━━━ DATA FOR PROCESSING ━━━
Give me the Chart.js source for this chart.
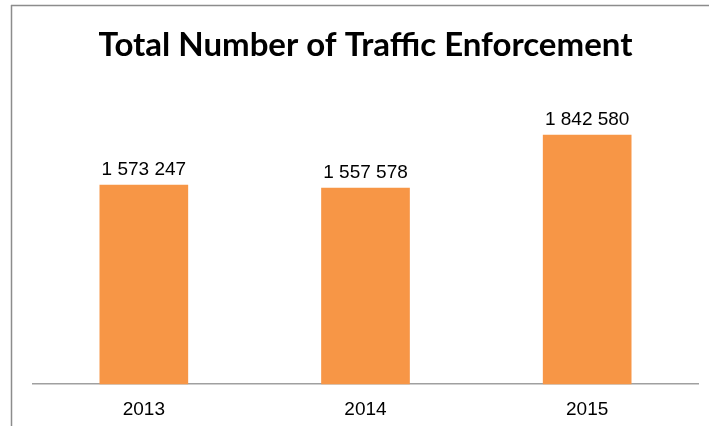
<!DOCTYPE html>
<html>
<head>
<meta charset="utf-8">
<script src="https://cdn.jsdelivr.net/npm/chart.js@4.4.1/dist/chart.umd.min.js"></script>
<style>
  html, body { margin: 0; padding: 0; background: #ffffff; }
  #wrap { width: 709px; height: 426px; position: relative; }
</style>
</head>
<body>
<div id="wrap"><canvas id="c" width="709" height="426"></canvas></div>
<script>
const categories = ["2013", "2014", "2015"];
const enforcementValues = [1573247, 1557578, 1842580];
const chartTitle = "Total Number of Traffic Enforcement";

function fmt(v) {
  return String(v).replace(/\B(?=(\d{3})+(?!\d))/g, " ");
}

const frameLines = {
  id: 'frameLines',
  beforeDraw(chart) {
    const ctx = chart.ctx;
    ctx.save();
    ctx.fillStyle = '#ffffff';
    ctx.fillRect(0, 0, chart.width, chart.height);
    ctx.strokeStyle = '#8c8c8c';
    ctx.lineWidth = 1.5;
    ctx.beginPath();
    ctx.moveTo(11, 5.5);
    ctx.lineTo(chart.width, 5.5);
    ctx.moveTo(11.5, 5);
    ctx.lineTo(11.5, chart.height);
    ctx.stroke();
    ctx.restore();
  }
};

const valueLabels = {
  id: 'valueLabels',
  afterDatasetsDraw(chart) {
    const ctx = chart.ctx;
    const meta = chart.getDatasetMeta(0);
    ctx.save();
    ctx.font = '19px "Liberation Sans", Arial, sans-serif';
    ctx.fillStyle = '#000000';
    ctx.textAlign = 'center';
    ctx.textBaseline = 'alphabetic';
    meta.data.forEach((bar, i) => {
      ctx.fillText(fmt(chart.data.datasets[0].data[i]), bar.x, bar.y - 10);
    });
    ctx.restore();
  }
};

new Chart(document.getElementById('c'), {
  type: 'bar',
  data: {
    labels: categories,
    datasets: [{
      data: enforcementValues,
      backgroundColor: '#F79646',
      borderWidth: 0,
      categoryPercentage: 1.0,
      barPercentage: 0.4
    }]
  },
  options: {
    responsive: false,
    animation: false,
    events: [],
    layout: { padding: { left: 33, right: 11, top: 0, bottom: -1 } },
    plugins: {
      legend: { display: false },
      tooltip: { enabled: false },
      title: {
        display: true,
        text: chartTitle,
        color: '#000000',
        font: { family: 'Lato, "Liberation Sans", sans-serif', size: 33, weight: 'bold' },
        padding: { top: 26, bottom: 40 }
      }
    },
    scales: {
      y: {
        display: false,
        min: 500000,
        max: 2000000
      },
      x: {
        grid: { display: false },
        border: { display: true, color: '#a0a0a0', width: 1.5 },
        ticks: {
          color: '#000000',
          font: { family: '"Liberation Sans", Arial, sans-serif', size: 19 },
          padding: 6
        }
      }
    }
  },
  plugins: [frameLines, valueLabels]
});
</script>
</body>
</html>
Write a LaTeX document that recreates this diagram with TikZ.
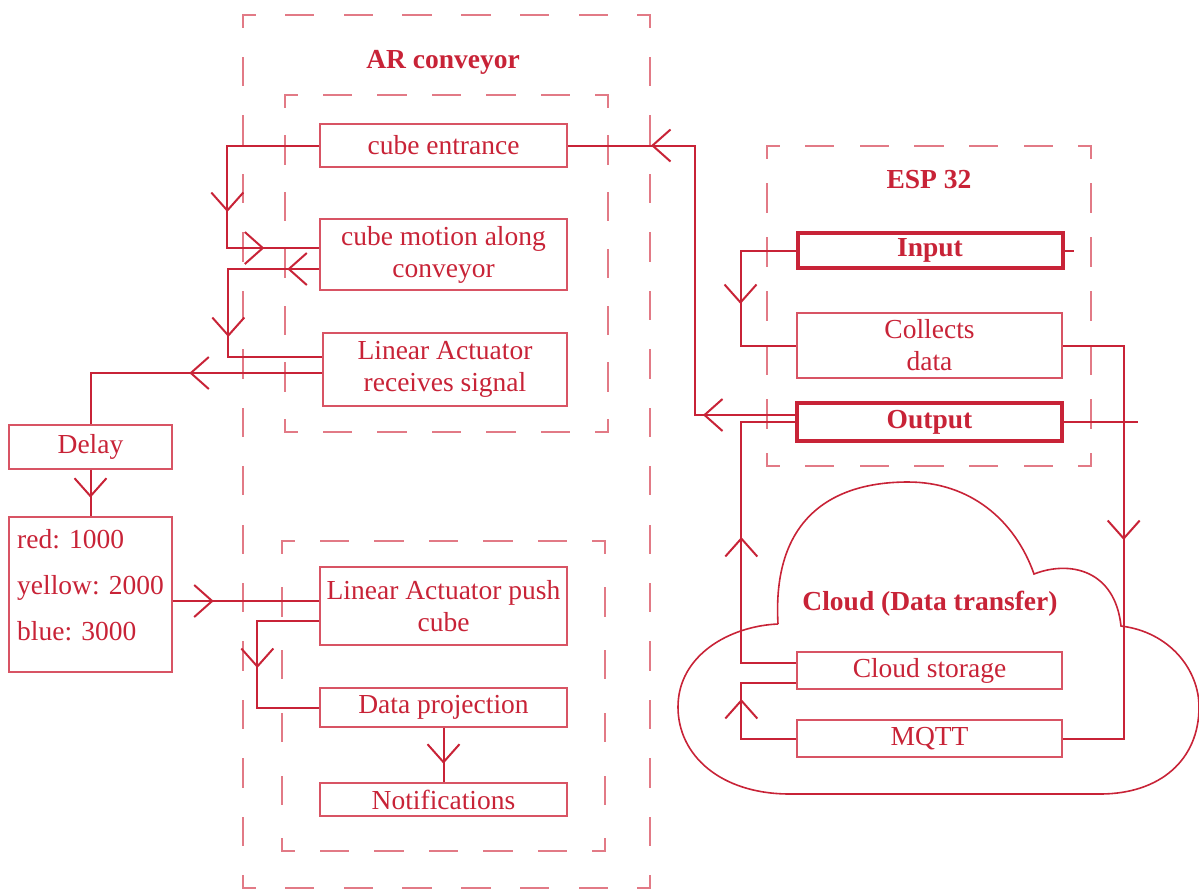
\documentclass[tikz,border=0pt]{standalone}
\usepackage{fontspec}
\setmainfont{Liberation Serif}
\usetikzlibrary{arrows.meta,decorations.markings}
\definecolor{arred}{RGB}{200,35,55}
\definecolor{arpink}{RGB}{216,84,100}
\definecolor{ardash}{RGB}{226,122,134}
\begin{document}
\begin{tikzpicture}[x=0.5pt,y=-0.5pt,
	every node/.style={font=\fontsize{13.75pt}{16pt}\selectfont,text=arred,align=center,inner sep=0},
	box/.style={draw=arpink,line width=0.7pt,minimum width=123.5pt},
	rbox/.style={box,minimum width=132.5pt},
	esp/.style={rbox,draw=arred,line width=2pt,font=\fontsize{13.75pt}{16pt}\selectfont\bfseries},
	title/.style={font=\fontsize{13.75pt}{16pt}\selectfont\bfseries},
	group/.style={draw=ardash,line width=0.7pt,line cap=rect,dash pattern=on 14pt off #1pt,dash phase=8pt},
	conn/.style={draw=arred,line width=1pt},
	arr/.style={postaction={decorate,decoration={markings,
		mark=at position #1 with {\arrow{Straight Barb[length=9pt,width=16pt]}}}}}]
\useasboundingbox (0,0) rectangle (1199,890);
\foreach \xa/\ya/\xb/\yb in {243/15/650/888,285/95/608/432,282/541/605/851,767/146/1091/466}{
	\pgfmathsetmacro\lw{(\xb-\xa)/2}
	\pgfmathsetmacro\lh{(\yb-\ya)/2}
	\pgfmathsetmacro\gw{(\lw-12-14*round((\lw-27)/29))/(round((\lw-27)/29)+1)}
	\pgfmathsetmacro\gh{(\lh-12-14*round((\lh-27)/29))/(round((\lh-27)/29)+1)}
	\draw[group=\gw] (\xa,\ya) -- (\xb,\ya);
	\draw[group=\gw] (\xa,\yb) -- (\xb,\yb);
	\draw[group=\gh] (\xa,\ya) -- (\xa,\yb);
	\draw[group=\gh] (\xb,\ya) -- (\xb,\yb);
}
\draw[conn,line width=0.8pt] (778,624) .. controls (772,520) and (830,482) .. (908,482)
	.. controls (970,482) and (1015,520) .. (1034,574)
	.. controls (1070,560) and (1115,570) .. (1121,626)
	.. controls (1170,632) and (1199,670) .. (1199,707)
	.. controls (1199,760) and (1160,794) .. (1100,794) -- (790,794)
	.. controls (720,794) and (678,755) .. (678,707)
	.. controls (678,655) and (730,626) .. (778,624);
\node[title] (artitle) at (443,62) {AR conveyor};
\node[title] (esptitle) at (929,180) {ESP 32};
\node[title] (cloudtitle) at (930,604) {Cloud (Data transfer)};
\node[box,minimum height=21.5pt] (entr) at (443.5,145.5) {cube entrance};
\node[box,minimum height=35.5pt] (motion) at (443.5,254.5) {cube motion along\\conveyor};
\node[box,minimum width=122pt,minimum height=36.5pt] (recv) at (445,369.5) {Linear Actuator\\receives signal};
\node[box,minimum width=81.5pt,minimum height=22pt] (delay) at (90.5,447) {Delay};
\node[box,minimum width=81.5pt,minimum height=77.5pt,align=left,text depth=10pt,
	font=\fontsize{13.75pt}{23pt}\selectfont] (vals) at (90.5,594.5) {red: 1000\\yellow: 2000\\blue: 3000};
\node[box,minimum height=39pt] (push) at (443.5,606) {Linear Actuator push\\cube};
\node[box,minimum height=19.5pt] (proj) at (443.5,707.5) {Data projection};
\node[box,minimum height=16.5pt] (notif) at (443.5,799.5) {Notifications};
\node[esp,minimum height=17.5pt] (input) at (930,250.5) {Input};
\node[rbox,minimum height=32.5pt] (coll) at (929.5,345.5) {Collects\\data};
\node[esp,minimum height=19pt] (output) at (929.5,422) {Output};
\node[rbox,minimum height=18.5pt] (store) at (929.5,670.5) {Cloud storage};
\node[rbox,minimum height=18.5pt] (mqtt) at (929.5,738.5) {MQTT};
\coordinate (pin) at ([yshift=2.5pt]push.west);
\coordinate (inend) at (1074,250.5);
\coordinate (outend) at (1138,422);
\draw[conn,arr=79.25pt,arr=115.75pt] (entr.west) -- ++(-92,0) |- ([yshift=3.25pt]motion.west);
\draw[conn,arr=16pt,arr=79.5pt] ([yshift=-7.25pt]motion.west) -- ++(-91,0) |- ([yshift=6.25pt]recv.west);
\draw[conn,arr=66.5pt] ([yshift=-1.75pt]recv.west) -| (delay.north);
\draw[conn,arr=14pt] (delay.south) -- (vals.north);
\draw[conn,arr=20.5pt] (vals.east |- pin) -- (pin);
\draw[conn,arr=54.5pt] ([yshift=-7.5pt]push.west) -- ++(-62,0) |- (proj.west);
\draw[conn,arr=18pt] (proj.south) -- (notif.north);
\draw[conn,arr=46pt,arr=206.75pt] ([yshift=3.5pt]output.west) -- ++(-100,0) |- (entr.east);
\draw[conn,arr=54.25pt] (input.west) -- ++(-55,0) |- (coll.west);
\draw[conn] (input.east) -- (inend);
\draw[conn,arr=90.5pt] ([yshift=3.75pt]store.west) -- ++(-55,0) |- (output.west);
\draw[conn,arr=127.75pt] (coll.east) -- ++(61,0) |- (mqtt.east);
\draw[conn,arr=47.25pt] (mqtt.west) -- ++(-55,0) |- ([yshift=-6.25pt]store.west);
\draw[conn] (output.east) -- (outend);
\end{tikzpicture}
\end{document}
━━━
## WHAT THE TASK ASKS
Count the lines in the records above that contain the word "this", and give only that number.

## FULL ANSWER
2